The ‘2-minute noodles’, Nestle’s Maggi seems to be caught up in a ‘soup’ again. The famous and much-loved Maggi noodles have again failed to pass the lab test. Failing to pass the test, Nestle has been fined Rs. 45 lakh by the district administration in Uttar Pradesh’s Shahjahanpur over the contamination of samples. The Shahjahanpur administration also said Nestle distributors in the region have been fined Rs. 17 lakh, taking the total penalty to Rs. 62 lakh including the amount Nestle India Limited has been asked to pay. Meanwhile the FMCG (fast moving consumer goods) major maintained that ‘it’s a case of application of incorrect standards’.

According to reports, the district authorities had collected the samples last year in November, and had forwarded them to food testing lab. The reports from the test suggested that the ash content found inside the samples was above the permissible limits of human consumption. Commenting on the matter, Nestle India questioned the findings and said that ‘it has not received the order yet and would file an appeal urgently once it receives the order.’ As per reports, a spokesperson from the organisation said, “While we have not received the orders passed by the adjudication officer, we have been informed that the samples are of year 2015 and the issue pertains to ‘ash content’ in Noodles.”

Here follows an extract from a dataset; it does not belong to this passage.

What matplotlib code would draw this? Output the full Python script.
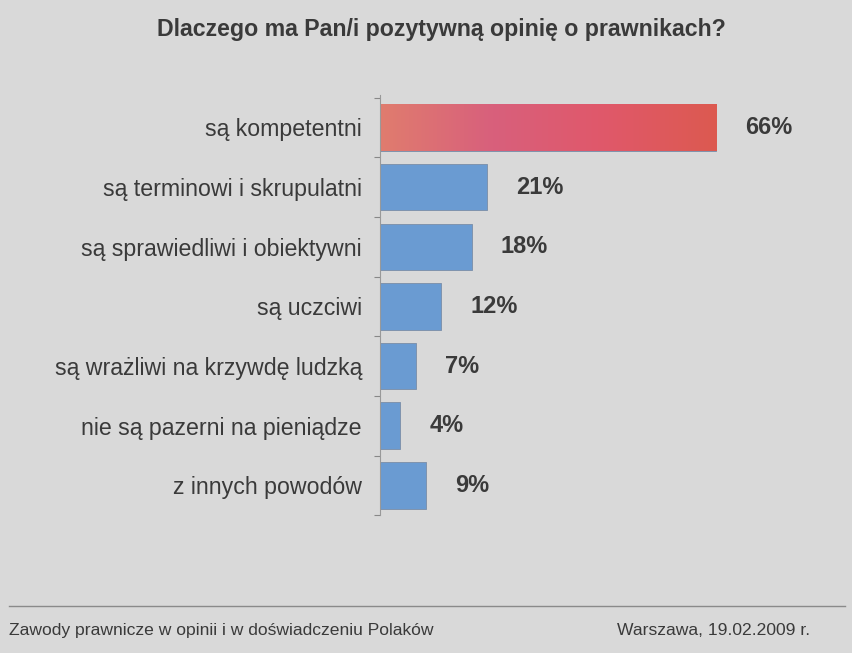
#!/usr/bin/env python3
"""
Dlaczego ma Pan/i pozytywna opinie o prawnikach - horizontal bar chart
"""

import numpy as np
import matplotlib
matplotlib.use("Agg")
import matplotlib.pyplot as plt
from matplotlib.ticker import FixedLocator
from matplotlib.colors import LinearSegmentedColormap

categories = [
    "są kompetentni",
    "są terminowi i skrupulatni",
    "są sprawiedliwi i obiektywni",
    "są uczciwi",
    "są wrażliwi na krzywdę ludzką",
    "nie są pazerni na pieniądze",
    "z innych powodów",
]
values = [66, 21, 18, 12, 7, 4, 9]
value_labels = ["66%", "21%", "18%", "12%", "7%", "4%", "9%"]

title = "Dlaczego ma Pan/i pozytywną opinię o prawnikach?"
footer_left = "Zawody prawnicze w opinii i w doświadczeniu Polaków"
footer_right = "Warszawa, 19.02.2009 r."

bg = "#d9d9d9"
blue = "#6a9bd2"
red = "#dd6470"
text_col = "#3a3a3a"

plt.rcParams['font.family'] = ['Liberation Sans', 'DejaVu Sans']

fig = plt.figure(figsize=(8.52, 6.53), dpi=100)
fig.patch.set_facecolor(bg)
ax = fig.add_axes([0.446, 0.211, 0.538, 0.644])
ax.set_facecolor(bg)

y = np.arange(len(categories))
colors = [red] + [blue] * (len(categories) - 1)
bars = ax.barh(y, values, height=0.78, color=colors,
               edgecolor="#7f93ad", linewidth=0.7)

# gradient look on the first (red) bar
b0 = bars[0]
grad = np.linspace(0, 1, 256).reshape(1, -1)
cmap = LinearSegmentedColormap.from_list("rg", ["#e07c6e", "#d8607c", "#e0586a", "#dc5a50"])
im = ax.imshow(grad, aspect="auto", cmap=cmap,
               extent=[0, values[0], b0.get_y(), b0.get_y() + b0.get_height()],
               zorder=2)
im.set_clip_path(b0)

for yi, v, lab in zip(y, values, value_labels):
    ax.annotate(lab, (v, yi), xytext=(21, 0), textcoords="offset points",
                va="center", ha="left", fontsize=17, fontweight="bold",
                color=text_col)

ax.set_xlim(0, 90)
ax.set_ylim(len(categories) - 0.5, -0.55)
ax.set_yticks(y)
ax.set_yticklabels(categories, fontsize=16.7, color=text_col)
ax.tick_params(axis="y", which="major", length=0, pad=13)
ax.yaxis.set_minor_locator(FixedLocator(np.arange(-0.5, len(categories), 1.0)))
ax.tick_params(axis="y", which="minor", length=4, color="#888888", width=0.8)
ax.set_xticks([])
for s in ["top", "right", "bottom"]:
    ax.spines[s].set_visible(False)
ax.spines["left"].set_color("#999999")
ax.spines["left"].set_linewidth(0.8)

fig.text(0.518, 0.955, title, ha="center", va="center", fontsize=16.7,
         fontweight="bold", color=text_col)

# footer line and texts
fig.add_artist(plt.Line2D([0.01, 0.992], [0.072, 0.072], color="#8a8a8a", linewidth=1.0))
fig.text(0.01, 0.035, footer_left, ha="left", va="center", fontsize=12.6,
         color=text_col)
fig.text(0.951, 0.035, footer_right, ha="right", va="center", fontsize=12.6,
         color=text_col)

fig.savefig("out.png", dpi=100, facecolor=bg)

Refuting the test reports, he further said, “This appears to be a case of application of incorrect standards, and we will file an appeal urgently once we receive the order.” This is not the first time that Nestle Maggi has been questioned over the quality. Earlier in June 2015, Maggi was banned by FSSAI for allegedly containing lead beyond permissible limits. Following this Nestle withdrew the product from market.

However, after fighting legal battles for months Maggi was back in the market in November 2015. Following this Nestle India along with other companies had asked the relevant authorities to set standards specific to instant noodles in order to avoid the confusion amongst enforcement officers and consumers.